Watson admitted he'd allow himself to think negative thoughts about his prospects of doing well at Augusta in recent years, saying the course was too long for him as he missed the cut on his last eight visits to the Masters and played at the weekend only twice since 1996.

He hadn't broken 70 since 1997, but with the course playing the way it did yesterday, "experience was a factor, of course it was, in terms of knowing how to deal with the wind and in placing the ball." The first sight Masters patrons would have caught yesterday morning was of him standing on a stool close to the first tee watching "my good friends" Arnie Palmer and Jack Nicklaus play the first tee shots of the 2010 tournament as honorary starters.

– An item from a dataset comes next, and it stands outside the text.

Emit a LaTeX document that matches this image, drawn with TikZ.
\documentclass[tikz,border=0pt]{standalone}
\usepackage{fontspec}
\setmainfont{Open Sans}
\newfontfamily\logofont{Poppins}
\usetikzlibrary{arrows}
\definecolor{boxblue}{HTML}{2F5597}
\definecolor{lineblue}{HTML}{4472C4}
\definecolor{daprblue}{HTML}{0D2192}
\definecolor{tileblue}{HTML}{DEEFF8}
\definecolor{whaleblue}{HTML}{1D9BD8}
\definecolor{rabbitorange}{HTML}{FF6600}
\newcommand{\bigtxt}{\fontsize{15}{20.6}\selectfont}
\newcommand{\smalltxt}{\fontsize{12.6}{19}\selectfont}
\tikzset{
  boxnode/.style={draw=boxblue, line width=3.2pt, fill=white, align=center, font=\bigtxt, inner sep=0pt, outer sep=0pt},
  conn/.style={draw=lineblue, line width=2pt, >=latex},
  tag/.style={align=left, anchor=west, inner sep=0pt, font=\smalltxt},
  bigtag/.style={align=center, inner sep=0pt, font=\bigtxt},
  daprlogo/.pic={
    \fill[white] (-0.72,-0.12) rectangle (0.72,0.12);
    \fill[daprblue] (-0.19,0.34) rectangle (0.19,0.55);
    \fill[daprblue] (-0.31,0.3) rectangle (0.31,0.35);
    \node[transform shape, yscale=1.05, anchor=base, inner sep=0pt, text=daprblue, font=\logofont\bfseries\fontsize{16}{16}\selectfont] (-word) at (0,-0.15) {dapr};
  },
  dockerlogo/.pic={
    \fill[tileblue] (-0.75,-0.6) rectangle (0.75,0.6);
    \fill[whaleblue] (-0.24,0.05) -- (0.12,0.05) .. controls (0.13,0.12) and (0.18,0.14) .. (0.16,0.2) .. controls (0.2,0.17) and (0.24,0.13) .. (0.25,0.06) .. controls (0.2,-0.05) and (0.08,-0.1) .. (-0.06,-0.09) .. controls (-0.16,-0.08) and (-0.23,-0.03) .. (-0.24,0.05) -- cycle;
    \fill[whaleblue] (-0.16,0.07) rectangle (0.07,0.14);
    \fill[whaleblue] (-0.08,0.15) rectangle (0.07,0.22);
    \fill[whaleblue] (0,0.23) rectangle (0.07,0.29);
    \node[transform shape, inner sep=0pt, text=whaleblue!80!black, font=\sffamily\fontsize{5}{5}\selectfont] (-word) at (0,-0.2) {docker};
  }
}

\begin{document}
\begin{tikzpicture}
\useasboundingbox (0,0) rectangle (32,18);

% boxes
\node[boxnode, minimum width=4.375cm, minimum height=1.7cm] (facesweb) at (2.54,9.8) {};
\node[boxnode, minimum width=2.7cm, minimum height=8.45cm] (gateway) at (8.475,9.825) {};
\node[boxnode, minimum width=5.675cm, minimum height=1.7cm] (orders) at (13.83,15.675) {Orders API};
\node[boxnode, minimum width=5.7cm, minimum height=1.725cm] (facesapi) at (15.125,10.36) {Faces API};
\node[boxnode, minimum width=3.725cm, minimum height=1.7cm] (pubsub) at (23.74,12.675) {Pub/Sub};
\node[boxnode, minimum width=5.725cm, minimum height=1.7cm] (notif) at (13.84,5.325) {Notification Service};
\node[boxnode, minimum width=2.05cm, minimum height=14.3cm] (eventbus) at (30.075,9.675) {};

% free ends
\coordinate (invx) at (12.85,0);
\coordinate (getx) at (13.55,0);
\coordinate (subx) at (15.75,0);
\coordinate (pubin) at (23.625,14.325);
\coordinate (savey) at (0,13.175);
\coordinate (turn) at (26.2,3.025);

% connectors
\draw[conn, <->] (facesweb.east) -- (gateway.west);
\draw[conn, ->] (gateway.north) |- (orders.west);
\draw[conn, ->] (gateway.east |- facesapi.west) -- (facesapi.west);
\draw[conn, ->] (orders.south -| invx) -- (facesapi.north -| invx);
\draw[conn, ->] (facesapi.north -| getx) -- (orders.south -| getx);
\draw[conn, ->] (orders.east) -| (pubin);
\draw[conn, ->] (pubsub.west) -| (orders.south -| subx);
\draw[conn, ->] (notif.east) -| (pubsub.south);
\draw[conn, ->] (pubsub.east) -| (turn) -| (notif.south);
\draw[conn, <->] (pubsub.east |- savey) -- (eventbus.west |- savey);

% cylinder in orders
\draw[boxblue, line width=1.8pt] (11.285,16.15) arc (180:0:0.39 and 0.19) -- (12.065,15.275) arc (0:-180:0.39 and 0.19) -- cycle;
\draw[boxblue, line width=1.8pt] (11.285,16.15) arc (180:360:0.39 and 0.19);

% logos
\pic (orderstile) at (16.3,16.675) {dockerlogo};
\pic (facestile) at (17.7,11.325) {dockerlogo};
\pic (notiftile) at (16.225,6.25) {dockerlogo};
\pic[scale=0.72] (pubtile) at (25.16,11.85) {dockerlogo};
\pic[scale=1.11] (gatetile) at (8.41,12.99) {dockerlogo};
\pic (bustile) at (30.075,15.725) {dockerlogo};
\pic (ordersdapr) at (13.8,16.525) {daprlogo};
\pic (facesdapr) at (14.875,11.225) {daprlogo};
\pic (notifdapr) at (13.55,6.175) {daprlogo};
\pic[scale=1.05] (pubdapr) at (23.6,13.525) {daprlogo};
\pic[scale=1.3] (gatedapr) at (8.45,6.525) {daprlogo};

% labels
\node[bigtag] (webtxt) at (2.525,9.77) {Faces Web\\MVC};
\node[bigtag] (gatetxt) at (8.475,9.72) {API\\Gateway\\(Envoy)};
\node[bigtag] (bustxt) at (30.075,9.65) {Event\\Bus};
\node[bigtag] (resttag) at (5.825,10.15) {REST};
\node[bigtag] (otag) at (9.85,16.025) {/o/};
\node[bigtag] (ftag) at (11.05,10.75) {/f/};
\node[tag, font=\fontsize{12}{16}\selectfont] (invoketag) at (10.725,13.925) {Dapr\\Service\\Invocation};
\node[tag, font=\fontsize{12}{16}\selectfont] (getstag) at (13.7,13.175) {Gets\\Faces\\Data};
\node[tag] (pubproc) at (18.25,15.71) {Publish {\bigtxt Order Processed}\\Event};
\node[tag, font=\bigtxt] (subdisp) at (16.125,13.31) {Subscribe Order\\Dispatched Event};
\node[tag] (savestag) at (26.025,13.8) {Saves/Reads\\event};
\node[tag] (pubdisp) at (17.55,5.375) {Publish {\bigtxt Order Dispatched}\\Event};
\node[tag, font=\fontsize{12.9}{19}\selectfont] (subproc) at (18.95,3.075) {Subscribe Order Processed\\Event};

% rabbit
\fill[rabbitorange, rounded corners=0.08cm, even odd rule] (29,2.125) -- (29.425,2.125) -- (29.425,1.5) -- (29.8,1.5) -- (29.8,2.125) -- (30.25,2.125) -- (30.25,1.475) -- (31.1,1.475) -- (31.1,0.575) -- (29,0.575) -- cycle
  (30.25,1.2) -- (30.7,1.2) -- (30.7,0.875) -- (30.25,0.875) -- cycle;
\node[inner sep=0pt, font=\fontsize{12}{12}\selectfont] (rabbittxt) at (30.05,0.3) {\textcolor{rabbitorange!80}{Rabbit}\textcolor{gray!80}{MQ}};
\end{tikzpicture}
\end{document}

Of course, Watson rates up there with Palmer, Nicklaus and Gary Player in the hierarchy of world golf, so people sat up and took note when he tore a strip off Tiger, saying he would need to modify his behaviour on the course when he returned to golf.

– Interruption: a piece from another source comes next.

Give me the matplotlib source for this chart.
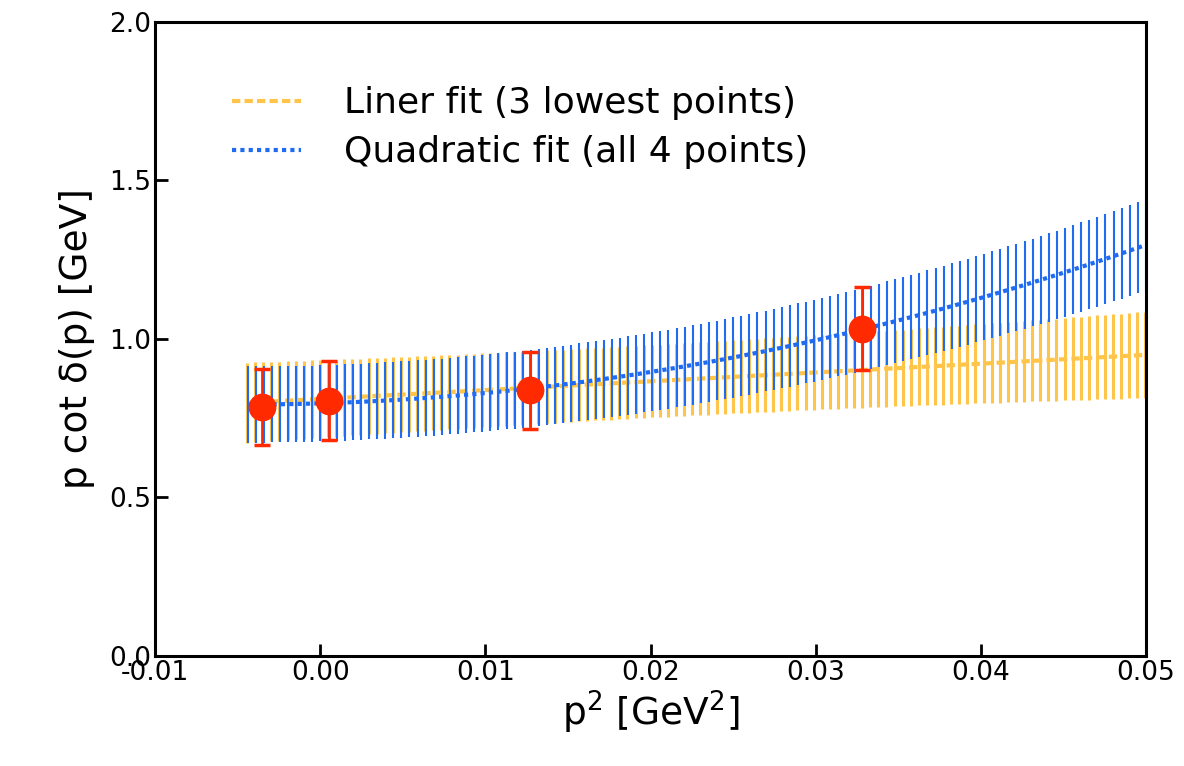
import numpy as np
import matplotlib
matplotlib.use("Agg")
import matplotlib.pyplot as plt

# lattice data points
p2 = [-0.0035, 0.0005, 0.0127, 0.0328]
pcot = [0.785, 0.805, 0.838, 1.033]
pcot_err = [0.12, 0.125, 0.122, 0.132]

# linear fit (3 lowest points): value = a0 + a1*x, variance = v00 + 2*v01*x + v11*x^2
lin_coef = [0.811, 2.78]
lin_var = [0.01496, -0.1035, 5.555]

# quadratic fit (all 4 points): value = c0 + c1*x + c2*x^2, half width = sqrt(s0^2 + (s1*x)^2)
quad_coef = [0.797, 1.58, 168.4]
quad_sig = [0.12, 1.6]

x_start, x_end, x_step = -0.0044, 0.0500, 0.00049

yellow = "#FFC54A"
blue = "#1F6BF2"
red = "#FF2A00"

plt.rcParams["font.family"] = ["DejaVu Sans"]

fig = plt.figure(figsize=(11.84, 7.66), dpi=100)
ax = fig.add_axes([0.131, 0.1436, 0.837, 0.8277])

xs = np.arange(x_start, x_end + 1e-9, x_step)

lin_c = lin_coef[0] + lin_coef[1] * xs
lin_h = np.sqrt(lin_var[0] + 2 * lin_var[1] * xs + lin_var[2] * xs ** 2)
quad_c = quad_coef[0] + quad_coef[1] * xs + quad_coef[2] * xs ** 2
quad_h = np.sqrt(quad_sig[0] ** 2 + (quad_sig[1] * xs) ** 2)

# bands drawn as vertical strokes
ax.vlines(xs - 0.00003, lin_c - lin_h, lin_c + lin_h, color=yellow, lw=2.2, zorder=1)
ax.plot(xs, lin_c, color=yellow, lw=3, ls=(0, (2, 1)), zorder=1.5,
        label="Liner fit (3 lowest points)")
ax.vlines(xs, quad_c - quad_h, quad_c + quad_h, color=blue, lw=1.5, zorder=2)
ax.plot(xs, quad_c, color=blue, lw=3, ls=(0, (1, 1)), zorder=2.5,
        label="Quadratic fit (all 4 points)")

ax.errorbar(p2, pcot, yerr=pcot_err, fmt="o", color=red, ms=19, ecolor=red,
            elinewidth=2, capsize=6, capthick=2.5, zorder=5)

ax.set_xlim(-0.01, 0.05)
ax.set_ylim(0.0, 2.0)
ax.set_xticks([-0.01, 0.0, 0.01, 0.02, 0.03, 0.04, 0.05])
ax.set_xticklabels(["-0.01", "0.00", "0.01", "0.02", "0.03", "0.04", "0.05"])
ax.set_yticks([0.0, 0.5, 1.0, 1.5, 2.0])
ax.set_yticklabels(["0.0", "0.5", "1.0", "1.5", "2.0"])
ax.tick_params(direction="in", length=9, width=2, labelsize=19, pad=3)
for s in ax.spines.values():
    s.set_linewidth(2.2)

ax.set_xlabel("p$^2$ [GeV$^2$]", fontsize=27, labelpad=2)
ax.set_ylabel("p cot δ(p) [GeV]", fontsize=27, labelpad=10)

ax.legend(loc="upper left", bbox_to_anchor=(0.045, 0.95), frameon=False,
          fontsize=26, handlelength=1.9, handletextpad=1.2, labelspacing=0.42)

fig.savefig("out.png", dpi=100)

Watson lambasted Tiger for his spitting, bad language and other poor behaviour, but was one of the first to welcome Woods back at Augusta this week and applaud the world No 1 for his stated intent to be less angry and more responsive to fans on the course.

As Watson, Westwood and many other of yesterday's early starters made plenty of birdies, Graeme McDowell needed to draw on all his experience at the Majors to be able to bounce back from a nightmare start and land three birdies in the final six holes.

"Give me that start five years ago and I'd probably have shot 80 around here," said McDowell, shortly after signing for a first-round 75 made infinitely more palatable by sweet birdies at the par five 13th, the short 16th and at 18, after he'd left himself a three-foot tap-in after an exquisite eight-iron approach.

How different this was from his opening seven holes, which McDowell played in four-over after double-bogeys at four and seven. After starting brightly, two-putting from the front of the green for birdie at the par-five second, he pushed a poor tee shot into the front bunker at the testing par-three third and three-putted after his escape had rolled down the incline at the front of the green to about 30 feet.

Another poor swing at the par-three sixth left his ball more than 50 feet away from the hole. McDowell's lag putt was good, but he pushed the ensuing three-footer past the cup and, plainly, was still smarting on the next tee as he pulled his drive left and into the trees.

Critically, McDowell was a little too ambitious with his second shot, advancing his ball just 30 yards and so deep into trouble his only means of escape was to hit towards the third tee. From there, he'd chip over a greenside bunker and two-putt for a double-bogey six.

It really took guts to come back from that, but McDowell proved his resilience here last year when he was Europe's top finisher in a tie for 17th.